→ TASK BRIEF
Include the line containing "const groupValues = [valuesHOSP, valuesCS, valuesPS];" and all lines before it, repeated exactly from the listing below, without pictures.

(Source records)
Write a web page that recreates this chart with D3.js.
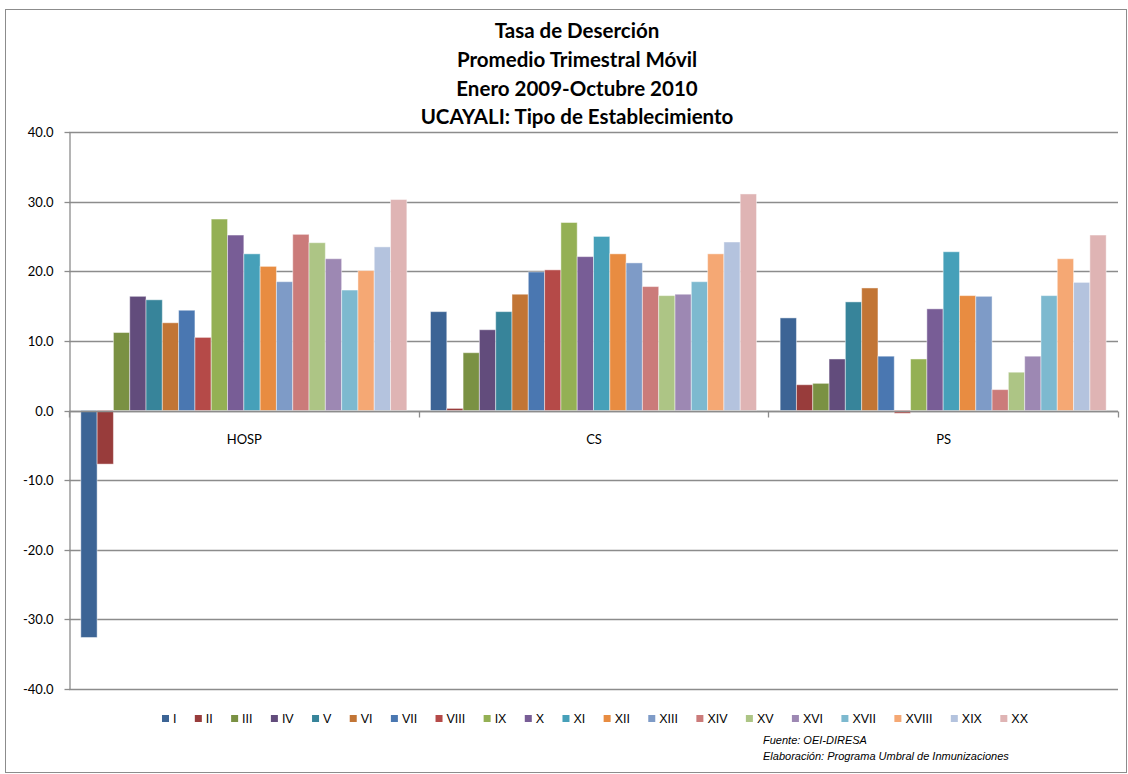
<!DOCTYPE html>
<html>
<head>
<meta charset="utf-8">
<script src="https://cdn.jsdelivr.net/npm/d3@7"></script>
<style>
  html, body { margin: 0; padding: 0; background: #fff; }
  svg { display: block; }
</style>
</head>
<body>
<svg id="chart" width="1128" height="774"></svg>
<script>
const titleLines = ["Tasa de Deserción", "Promedio Trimestral Móvil", "Enero 2009-Octubre 2010", "UCAYALI: Tipo de Establecimiento"];
const categories = ["HOSP", "CS", "PS"];
const seriesNames = ["I","II","III","IV","V","VI","VII","VIII","IX","X","XI","XII","XIII","XIV","XV","XVI","XVII","XVIII","XIX","XX"];
const valuesHOSP = [-32.6, -7.7, 11.2, 16.4, 15.9, 12.6, 14.4, 10.5, 27.5, 25.2, 22.5, 20.7, 18.5, 25.3, 24.1, 21.8, 17.3, 20.1, 23.5, 30.3];
const valuesCS   = [14.2, 0.3, 8.3, 11.6, 14.2, 16.7, 19.9, 20.2, 27.0, 22.1, 25.0, 22.5, 21.2, 17.8, 16.5, 16.7, 18.5, 22.5, 24.2, 31.1];
const valuesPS   = [13.3, 3.7, 3.9, 7.4, 15.6, 17.6, 7.8, -0.4, 7.4, 14.6, 22.8, 16.5, 16.4, 3.0, 5.5, 7.8, 16.5, 21.8, 18.4, 25.2];
const seriesColors = ["#3c6495","#983c3b","#7a9143","#624c7c","#37849a","#c27535","#4a77b1","#b54a48","#94b054","#785d96","#46a0b9","#e88c41","#7e9bc7","#cb7b7a","#adc585","#9d88b3","#7db9cf","#f5a874","#b4c3de","#dfb4b4"];
const yTicks = [-40, -30, -20, -10, 0, 10, 20, 30, 40];
const footLines = ["Fuente: OEI-DIRESA", "Elaboración: Programa Umbral de Inmunizaciones"];

const groupValues = [valuesHOSP, valuesCS, valuesPS];

const svg = d3.select("#chart");
const plot = {left: 69, right: 1118, top: 132, bottom: 689};

// outer border
svg.append("rect").attr("x", 5.5).attr("y", 9.5).attr("width", 1121).attr("height", 763)
  .attr("fill", "#fff").attr("stroke", "#8c8c8c").attr("stroke-width", 1);

// title
const title = svg.append("text").attr("text-anchor", "middle")
  .attr("font-family", "Lato, 'Open Sans', sans-serif").attr("font-weight", "bold")
  .attr("font-size", 20.5).attr("fill", "#000");
titleLines.forEach((t, i) => {
  title.append("tspan").attr("x", 577).attr("y", 38 + i * 28.8).text(t);
});

const y = d3.scaleLinear().domain([-40, 40]).range([plot.bottom, plot.top]);
const x0 = d3.scaleBand().domain(categories).range([plot.left, plot.right]).paddingInner(0).paddingOuter(0);
const x1 = d3.scaleBand().domain(seriesNames).range([0, x0.bandwidth()]).paddingInner(0).paddingOuter(0.725);

// gridlines
svg.append("g").selectAll("line").data(yTicks).join("line")
  .attr("x1", plot.left).attr("x2", plot.right)
  .attr("y1", d => Math.round(y(d)) + 0.5).attr("y2", d => Math.round(y(d)) + 0.5)
  .attr("stroke", "#8c8c8c").attr("stroke-width", 1.3);

// y axis
const fmt = d3.format(".1f");
const yAxis = d3.axisLeft(y).tickValues(yTicks).tickFormat(d => fmt(d).replace("\u2212", "-")).tickSize(5).tickSizeOuter(0);
const gy = svg.append("g").attr("transform", `translate(${plot.left + 0.5},0)`).call(yAxis);
gy.select(".domain").attr("stroke", "#8c8c8c").attr("stroke-width", 1.3);
gy.selectAll(".tick line").attr("stroke", "#8c8c8c").attr("stroke-width", 1.3);
gy.selectAll(".tick text").attr("font-family", "Lato, 'Open Sans', sans-serif").attr("font-size", 13)
  .attr("fill", "#000").attr("x", -16);
gy.selectAll(".tick").attr("transform", d => `translate(0,${Math.round(y(d)) + 0.5})`);

// bars
const groups = svg.append("g").selectAll("g").data(categories).join("g")
  .attr("transform", d => `translate(${x0(d)},0)`);
groups.each(function(cat, gi) {
  d3.select(this).selectAll("rect").data(groupValues[gi].map((v, i) => ({name: seriesNames[i], v, i})))
    .join("rect")
    .attr("x", d => x1(d.name))
    .attr("width", x1.bandwidth())
    .attr("y", d => Math.min(y(d.v), y(0)))
    .attr("height", d => Math.abs(y(d.v) - y(0)))
    .attr("fill", d => seriesColors[d.i])
    .attr("stroke", "#ffffff").attr("stroke-opacity", 0.45).attr("stroke-width", 1);
});

// category axis (at zero)
const zeroY = Math.round(y(0)) + 0.5;
svg.append("line").attr("x1", plot.left).attr("x2", plot.right).attr("y1", zeroY).attr("y2", zeroY)
  .attr("stroke", "#8c8c8c").attr("stroke-width", 1.3);
const bounds = [plot.left, x0("CS"), x0("PS"), plot.right];
svg.append("g").selectAll("line").data(bounds).join("line")
  .attr("x1", d => Math.round(d) + 0.5).attr("x2", d => Math.round(d) + 0.5)
  .attr("y1", zeroY).attr("y2", zeroY + 6)
  .attr("stroke", "#8c8c8c").attr("stroke-width", 1.3);
svg.append("g").selectAll("text").data(categories).join("text")
  .attr("x", d => x0(d) + x0.bandwidth() / 2 + 0.5).attr("y", zeroY + 32)
  .attr("text-anchor", "middle").attr("font-family", "Lato, 'Open Sans', sans-serif").attr("font-size", 13)
  .attr("fill", "#000").text(d => d);

// legend
const legendFont = "'Liberation Sans Narrow', 'Arial Narrow', 'Liberation Sans', sans-serif";
const lg = svg.append("g");
const items = [];
seriesNames.forEach((n, i) => {
  const g = lg.append("g");
  g.append("rect").attr("x", 0).attr("y", -8).attr("width", 7).attr("height", 7).attr("fill", seriesColors[i]);
  const t = g.append("text").attr("x", 11).attr("y", 0).attr("font-family", legendFont).attr("font-size", 12.5)
    .attr("fill", "#000").text(n);
  const w = t.node().getComputedTextLength();
  items.push({g, w});
});
const legendLeft = 162, legendRight = 1028;
const textSum = items.reduce((s, it) => s + 11 + it.w, 0);
const gapItem = (legendRight - legendLeft - textSum) / (items.length - 1);
let cx = legendLeft;
items.forEach(it => {
  it.g.attr("transform", `translate(${cx},723)`);
  cx += 11 + it.w + gapItem;
});

// footnote
const ft = svg.append("g").attr("font-family", legendFont).attr("font-style", "italic").attr("font-size", 11).attr("fill", "#000");
footLines.forEach((t, i) => {
  ft.append("text").attr("x", 763).attr("y", 744 + i * 16).text(t);
});
</script>
</body>
</html>
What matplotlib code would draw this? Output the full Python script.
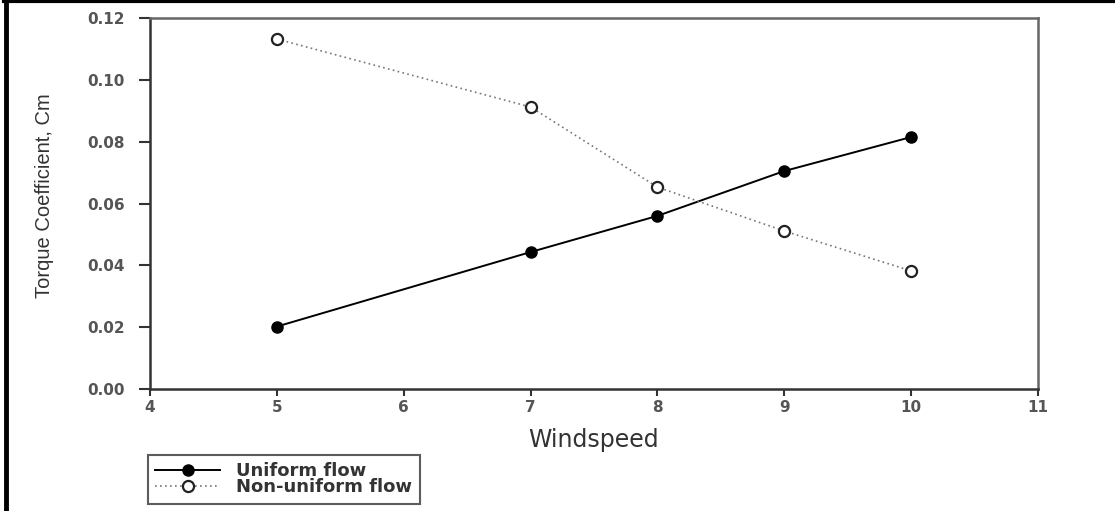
import matplotlib.pyplot as plt
from matplotlib.lines import Line2D
from matplotlib import font_manager

# wind speeds and torque coefficients
windspeed = [5, 7, 8, 9, 10]
cm_uniform = [0.0202, 0.0443, 0.0560, 0.0705, 0.0815]
cm_nonuniform = [0.1132, 0.0912, 0.0653, 0.0511, 0.0382]

xticks = [4, 5, 6, 7, 8, 9, 10, 11]
yticks = [0.00, 0.02, 0.04, 0.06, 0.08, 0.10, 0.12]

plt.rcParams['font.family'] = ['DejaVu Sans']

installed = {f.name for f in font_manager.fontManager.ttflist}
if 'Liberation Sans Narrow' in installed:
    ylab_font, ylab_size = 'Liberation Sans Narrow', 17
else:
    ylab_font, ylab_size = 'Liberation Sans', 14.5

fig = plt.figure(figsize=(11.15, 5.11), dpi=100)
ax = fig.add_axes([0.1345, 0.2387, 0.7965, 0.7261])

ax.plot(windspeed, cm_uniform, color='black', lw=1.4, marker='o',
        markersize=8, markerfacecolor='black', label='Uniform flow')
ax.plot(windspeed, cm_nonuniform, color='#777777', lw=1.2, ls=(0, (1, 2)),
        marker='o', markersize=8, markerfacecolor='white',
        markeredgecolor='#222222', markeredgewidth=1.6, label='Non-uniform flow')

ax.set_xlim(4, 11)
ax.set_ylim(0, 0.12)
ax.set_xticks(xticks)
ax.set_yticks(yticks)
ax.set_yticklabels([f'{v:.2f}' for v in yticks])
ax.tick_params(direction='out', width=1.5, colors='#333333',
               labelsize=11, labelcolor='#555555')
ax.tick_params(axis='x', length=5, pad=3)
ax.tick_params(axis='y', length=8, pad=10)
for lbl in ax.get_xticklabels() + ax.get_yticklabels():
    lbl.set_fontweight('bold')

for side in ['left', 'bottom']:
    ax.spines[side].set_linewidth(1.8)
    ax.spines[side].set_color('#333333')
for side in ['top', 'right']:
    ax.spines[side].set_linewidth(1.8)
    ax.spines[side].set_color('#666666')

ax.set_xlabel('Windspeed', fontsize=17, color='#333333', labelpad=9)
ax.set_ylabel('Torque Coefficient, Cm', fontsize=ylab_size, color='#333333',
              family=[ylab_font, 'DejaVu Sans'], labelpad=24)
ax.yaxis.set_label_coords(-0.108, 0.52)

leg = fig.legend(loc='upper left', bbox_to_anchor=(148 / 1115, 1 - 455 / 511),
                 prop={'size': 13, 'weight': 'bold'}, frameon=True,
                 fancybox=False, borderpad=0.4, handlelength=3.6,
                 labelspacing=-0.1, handletextpad=0.9, borderaxespad=0)
leg.get_frame().set_edgecolor('#333333')
leg.get_frame().set_linewidth(1.5)
for t in leg.get_texts():
    t.set_color('#333333')

# outer frame lines along the top and left edges
fig.add_artist(Line2D([4 / 1115, 1], [1 - 1.5 / 511, 1 - 1.5 / 511],
                      transform=fig.transFigure, color='black', lw=3))
fig.add_artist(Line2D([6 / 1115, 6 / 1115], [0, 1],
                      transform=fig.transFigure, color='black', lw=3.5))

fig.savefig('out.png', dpi=100)
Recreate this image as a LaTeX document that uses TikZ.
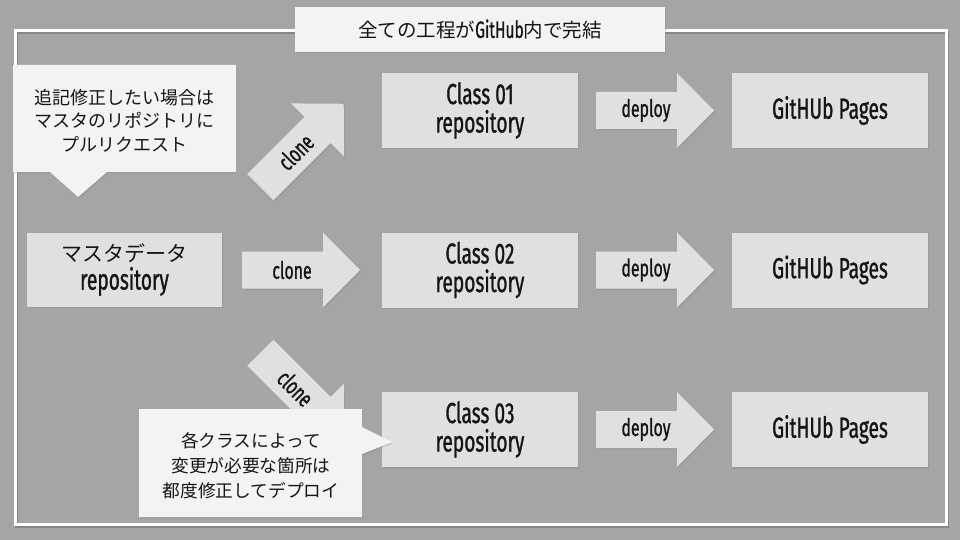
\documentclass[tikz,border=0pt]{standalone}
\usepackage{fontspec}
\setmainfont{Fira Sans}[FakeStretch=0.66, FakeBold=1.0]
\newfontfamily\jp{Noto Sans CJK JP}
\usetikzlibrary{shadows}
\definecolor{bg}{HTML}{A5A5A5}
\definecolor{boxfill}{HTML}{E0E0E0}
\definecolor{callfill}{HTML}{F3F3F3}
\definecolor{ink}{HTML}{151515}
\tikzset{
  shad/.style={drop shadow={shadow xshift=1pt,shadow yshift=-1.5pt,opacity=0.28}},
  repobox/.style={shad, fill=boxfill, draw=none, minimum width=196pt, minimum height=75pt,
    inner sep=0pt, align=center, text=ink, font=\fontsize{29}{28.5}\selectfont},
  arrowlabel/.style={text=ink, inner sep=0pt, font=\fontsize{24}{24}\selectfont},
  calltext/.style={text=ink, inner sep=0pt, align=center},
  arrowshape/.style={fill=boxfill, shad},
  blockarrow/.pic={\path[arrowshape] (-59,-18.5) -- (22,-18.5) -- (22,-37.5) -- (59,0)
      -- (22,37.5) -- (22,18.5) -- (-59,18.5) -- cycle;}
}
\begin{document}
\begin{tikzpicture}[x=1pt,y=-1pt]
\useasboundingbox (0,0) rectangle (960,540);
\fill[bg] (0,0) rectangle (960,540);
% outer frame
\draw[black, opacity=0.18, line width=3pt] (16,32.5) rectangle (947.5,526);
\draw[white, line width=3pt] (15,31) rectangle (946.5,524.5);
% title
\node[shad, fill=callfill, minimum width=370pt, minimum height=45pt, inner sep=0pt, text=ink]
  (title) at (480,29.5) {\jp\fontsize{19.5}{19}\selectfont 全ての工程が{\rmfamily\fontsize{23.5}{19}\selectfont GitHub}内で完結};
% repository boxes
\node[repobox, minimum width=195pt, minimum height=74pt] (master) at (124.5,269.5)
  {{\jp\fontsize{21}{27}\selectfont マスタデータ}\\repository};
\node[repobox] (c1) at (480,110.5) {Class 01\\repository};
\node[repobox] (c2) at (480,270) {Class 02\\repository};
\node[repobox] (c3) at (480,429.5) {Class 03\\repository};
\node[repobox] (g1) at (830,110.5) {GitHUb Pages};
\node[repobox] (g2) at (830,270) {GitHUb Pages};
\node[repobox] (g3) at (830,429.5) {GitHUb Pages};
% block arrows
\pic at (655,110.5) {blockarrow};
\pic at (655,270) {blockarrow};
\pic at (655,429.5) {blockarrow};
\pic at (301,270) {blockarrow};
\pic[rotate=45] at (302,145.5) {blockarrow};
\pic[rotate=-45] at (302,394.5) {blockarrow};
\node[arrowlabel] (d1) at (646,110.5) {deploy};
\node[arrowlabel] (d2) at (646,270) {deploy};
\node[arrowlabel] (d3) at (646,429.5) {deploy};
\node[arrowlabel] (k2) at (292,270) {clone};
\node[arrowlabel, rotate=45] (k1) at (295.6,151.9) {clone};
\node[arrowlabel, rotate=-45] (k3) at (295.6,388.1) {clone};
% callout 1
\path[fill=callfill, shad] (13,65) -- (236,65) -- (236,172) -- (107,172) -- (78,197)
  -- (50,172) -- (13,172) -- cycle;
\node[calltext, font=\jp\fontsize{18}{23.5}\selectfont] (note1) at (124.5,120.5)
  {追記修正したい場合は\\マスタのリポジトリに\\プルリクエスト};
% callout 2
\path[fill=callfill, shad] (139,409) -- (362,409) -- (362,427) -- (392,442) -- (362,454)
  -- (362,517) -- (139,517) -- cycle;
\node[calltext, font=\jp\fontsize{17.7}{25}\selectfont] (note2) at (251,465.5)
  {各クラスによって\\変更が必要な箇所は\\都度修正してデプロイ};
\end{tikzpicture}
\end{document}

→ RESPONSE TO THE TASK
Write a web page that recreates this chart with D3.js.
<!DOCTYPE html>
<html>
<head>
<meta charset="utf-8">
<script src="https://cdn.jsdelivr.net/npm/d3@7"></script>
<style>
  html, body { margin: 0; padding: 0; background: #fff; }
  svg { display: block; }
</style>
</head>
<body>
<svg id="chart" width="1128" height="774"></svg>
<script>
const titleLines = ["Tasa de Deserción", "Promedio Trimestral Móvil", "Enero 2009-Octubre 2010", "UCAYALI: Tipo de Establecimiento"];
const categories = ["HOSP", "CS", "PS"];
const seriesNames = ["I","II","III","IV","V","VI","VII","VIII","IX","X","XI","XII","XIII","XIV","XV","XVI","XVII","XVIII","XIX","XX"];
const valuesHOSP = [-32.6, -7.7, 11.2, 16.4, 15.9, 12.6, 14.4, 10.5, 27.5, 25.2, 22.5, 20.7, 18.5, 25.3, 24.1, 21.8, 17.3, 20.1, 23.5, 30.3];
const valuesCS   = [14.2, 0.3, 8.3, 11.6, 14.2, 16.7, 19.9, 20.2, 27.0, 22.1, 25.0, 22.5, 21.2, 17.8, 16.5, 16.7, 18.5, 22.5, 24.2, 31.1];
const valuesPS   = [13.3, 3.7, 3.9, 7.4, 15.6, 17.6, 7.8, -0.4, 7.4, 14.6, 22.8, 16.5, 16.4, 3.0, 5.5, 7.8, 16.5, 21.8, 18.4, 25.2];
const seriesColors = ["#3c6495","#983c3b","#7a9143","#624c7c","#37849a","#c27535","#4a77b1","#b54a48","#94b054","#785d96","#46a0b9","#e88c41","#7e9bc7","#cb7b7a","#adc585","#9d88b3","#7db9cf","#f5a874","#b4c3de","#dfb4b4"];
const yTicks = [-40, -30, -20, -10, 0, 10, 20, 30, 40];
const footLines = ["Fuente: OEI-DIRESA", "Elaboración: Programa Umbral de Inmunizaciones"];

const groupValues = [valuesHOSP, valuesCS, valuesPS];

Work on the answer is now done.